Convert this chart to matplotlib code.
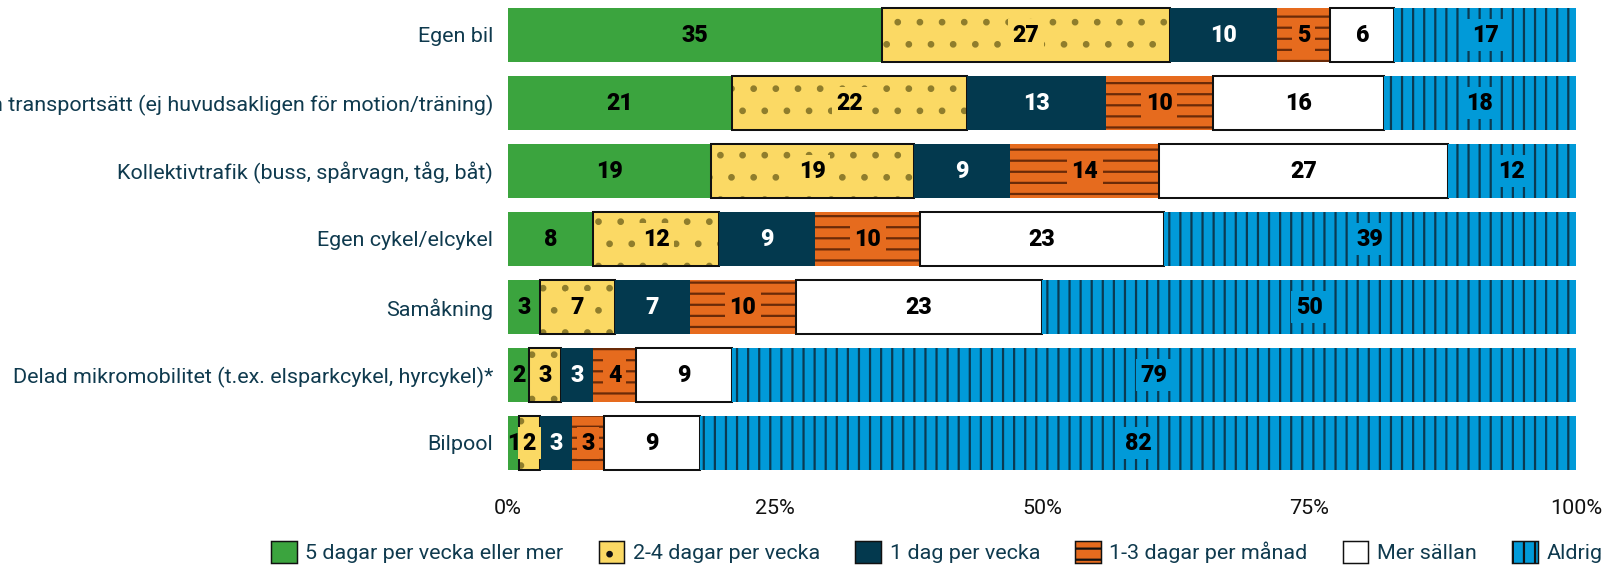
import matplotlib
matplotlib.use("Agg")
import matplotlib.pyplot as plt
from matplotlib.patches import Patch
import numpy as np

DPI = 133.33
plt.rcParams['font.family'] = ['Roboto', 'DejaVu Sans']

# data (percent)
categories = [
    "Egen bil",
    "Gå/springa som en transportsätt (ej huvudsakligen för motion/träning)",
    "Kollektivtrafik (buss, spårvagn, tåg, båt)",
    "Egen cykel/elcykel",
    "Samåkning",
    "Delad mikromobilitet (t.ex. elsparkcykel, hyrcykel)*",
    "Bilpool",
]
series = [
    "5 dagar per vecka eller mer",
    "2-4 dagar per vecka",
    "1 dag per vecka",
    "1-3 dagar per månad",
    "Mer sällan",
    "Aldrig",
]
five_plus = [35, 21, 19, 8, 3, 2, 1]
two_four = [27, 22, 19, 12, 7, 3, 2]
one_day = [10, 13, 9, 9, 7, 3, 3]
month = [5, 10, 14, 10, 10, 4, 3]
rarely = [6, 16, 27, 23, 23, 9, 9]
never = [17, 18, 12, 39, 50, 79, 82]
xticks = [0, 25, 50, 75, 100]

values = np.array([five_plus, two_four, one_day, month, rarely, never], dtype=float)
shares = values / values.sum(axis=0) * 100

colors = ['#3ba43e', '#fbd964', '#03394e', '#e66b1e', '#ffffff', '#019ad8']
hatches = [None, '.', None, '--', None, '||']
hatch_cols = [None, '#8f7d2c', None, '#6a2a08', None, '#0b3a52']
borders = [None, '#111111', None, None, '#111111', None]
txt_cols = ['black', 'black', 'white', 'black', 'black', 'black']
label_col = '#0f3a4e'
fs = 11.6

plt.rcParams['hatch.linewidth'] = 1.2

fig = plt.figure(figsize=(1604 / DPI, 566 / DPI), dpi=DPI)
ax = fig.add_axes([508 / 1604, 1 - 477 / 566, 1068 / 1604, 476 / 566])

y = np.arange(len(categories))
left = np.zeros(len(categories))
bh = 0.78
for i in range(len(series)):
    w = shares[i]
    ax.barh(y, w, left=left, height=bh, color=colors[i], linewidth=0)
    if hatches[i]:
        ax.barh(y, w, left=left, height=bh, facecolor='none',
                edgecolor=hatch_cols[i], hatch=hatches[i], linewidth=0)
    if borders[i]:
        ax.barh(y, w, left=left, height=bh, facecolor='none',
                edgecolor=borders[i], linewidth=1.1)
    for j in range(len(categories)):
        box = None
        if hatches[i]:
            box = dict(boxstyle='square,pad=0.2', facecolor=colors[i], edgecolor='none')
        ax.text(left[j] + w[j] / 2, y[j], f"{int(values[i][j])}",
                ha='center', va='center', color=txt_cols[i],
                fontsize=12.5, fontweight='heavy', bbox=box)
    left += w

ax.set_xlim(0, 100)
ax.set_ylim(len(categories) - 0.5, -0.5)
ax.set_yticks(y)
ax.set_yticklabels(categories, color=label_col, fontsize=fs)
ax.set_xticks(xticks)
ax.set_xticklabels([f"{t}%" for t in xticks], color='#111111', fontsize=fs)
ax.tick_params(length=0)
ax.tick_params(axis='y', pad=8)
ax.tick_params(axis='x', pad=12)
for s in ax.spines.values():
    s.set_visible(False)

handles = []
for i in range(len(series)):
    handles.append(Patch(facecolor=colors[i], edgecolor='#111111',
                         hatch=hatches[i], linewidth=0.8))
leg = fig.legend(handles, series, loc='center left', ncol=6,
                 bbox_to_anchor=(271 / 1604, 1 - 552 / 566),
                 bbox_transform=fig.transFigure, frameon=False,
                 fontsize=fs, handlelength=1.2, handleheight=1.2,
                 handletextpad=0.4, columnspacing=1.63,
                 borderpad=0, borderaxespad=0)
for t in leg.get_texts():
    t.set_color(label_col)

fig.savefig('out.png', dpi=DPI)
□ □ □
> AIM OF THE TASK
Quote every line word for word and keep the images out of the copy.

> THE SOLUTION
Convert this chart to matplotlib code.
import matplotlib
matplotlib.use("Agg")
import matplotlib.pyplot as plt
from matplotlib.patches import Patch
import numpy as np

DPI = 133.33
plt.rcParams['font.family'] = ['Roboto', 'DejaVu Sans']

# data (percent)
categories = [
    "Egen bil",
    "Gå/springa som en transportsätt (ej huvudsakligen för motion/träning)",
    "Kollektivtrafik (buss, spårvagn, tåg, båt)",
    "Egen cykel/elcykel",
    "Samåkning",
    "Delad mikromobilitet (t.ex. elsparkcykel, hyrcykel)*",
    "Bilpool",
]
series = [
    "5 dagar per vecka eller mer",
    "2-4 dagar per vecka",
    "1 dag per vecka",
    "1-3 dagar per månad",
    "Mer sällan",
    "Aldrig",
]
five_plus = [35, 21, 19, 8, 3, 2, 1]
two_four = [27, 22, 19, 12, 7, 3, 2]
one_day = [10, 13, 9, 9, 7, 3, 3]
month = [5, 10, 14, 10, 10, 4, 3]
rarely = [6, 16, 27, 23, 23, 9, 9]
never = [17, 18, 12, 39, 50, 79, 82]
xticks = [0, 25, 50, 75, 100]

values = np.array([five_plus, two_four, one_day, month, rarely, never], dtype=float)
shares = values / values.sum(axis=0) * 100

colors = ['#3ba43e', '#fbd964', '#03394e', '#e66b1e', '#ffffff', '#019ad8']
hatches = [None, '.', None, '--', None, '||']
hatch_cols = [None, '#8f7d2c', None, '#6a2a08', None, '#0b3a52']
borders = [None, '#111111', None, None, '#111111', None]
txt_cols = ['black', 'black', 'white', 'black', 'black', 'black']
label_col = '#0f3a4e'
fs = 11.6

plt.rcParams['hatch.linewidth'] = 1.2

fig = plt.figure(figsize=(1604 / DPI, 566 / DPI), dpi=DPI)
ax = fig.add_axes([508 / 1604, 1 - 477 / 566, 1068 / 1604, 476 / 566])

y = np.arange(len(categories))
left = np.zeros(len(categories))
bh = 0.78
for i in range(len(series)):
    w = shares[i]
    ax.barh(y, w, left=left, height=bh, color=colors[i], linewidth=0)
    if hatches[i]:
        ax.barh(y, w, left=left, height=bh, facecolor='none',
                edgecolor=hatch_cols[i], hatch=hatches[i], linewidth=0)
    if borders[i]:
        ax.barh(y, w, left=left, height=bh, facecolor='none',
                edgecolor=borders[i], linewidth=1.1)
    for j in range(len(categories)):
        box = None
        if hatches[i]:
            box = dict(boxstyle='square,pad=0.2', facecolor=colors[i], edgecolor='none')
        ax.text(left[j] + w[j] / 2, y[j], f"{int(values[i][j])}",
                ha='center', va='center', color=txt_cols[i],
                fontsize=12.5, fontweight='heavy', bbox=box)
    left += w

ax.set_xlim(0, 100)
ax.set_ylim(len(categories) - 0.5, -0.5)
ax.set_yticks(y)
ax.set_yticklabels(categories, color=label_col, fontsize=fs)
ax.set_xticks(xticks)
ax.set_xticklabels([f"{t}%" for t in xticks], color='#111111', fontsize=fs)
ax.tick_params(length=0)
ax.tick_params(axis='y', pad=8)
ax.tick_params(axis='x', pad=12)
for s in ax.spines.values():
    s.set_visible(False)

handles = []
for i in range(len(series)):
    handles.append(Patch(facecolor=colors[i], edgecolor='#111111',
                         hatch=hatches[i], linewidth=0.8))
leg = fig.legend(handles, series, loc='center left', ncol=6,
                 bbox_to_anchor=(271 / 1604, 1 - 552 / 566),
                 bbox_transform=fig.transFigure, frameon=False,
                 fontsize=fs, handlelength=1.2, handleheight=1.2,
                 handletextpad=0.4, columnspacing=1.63,
                 borderpad=0, borderaxespad=0)
for t in leg.get_texts():
    t.set_color(label_col)

fig.savefig('out.png', dpi=DPI)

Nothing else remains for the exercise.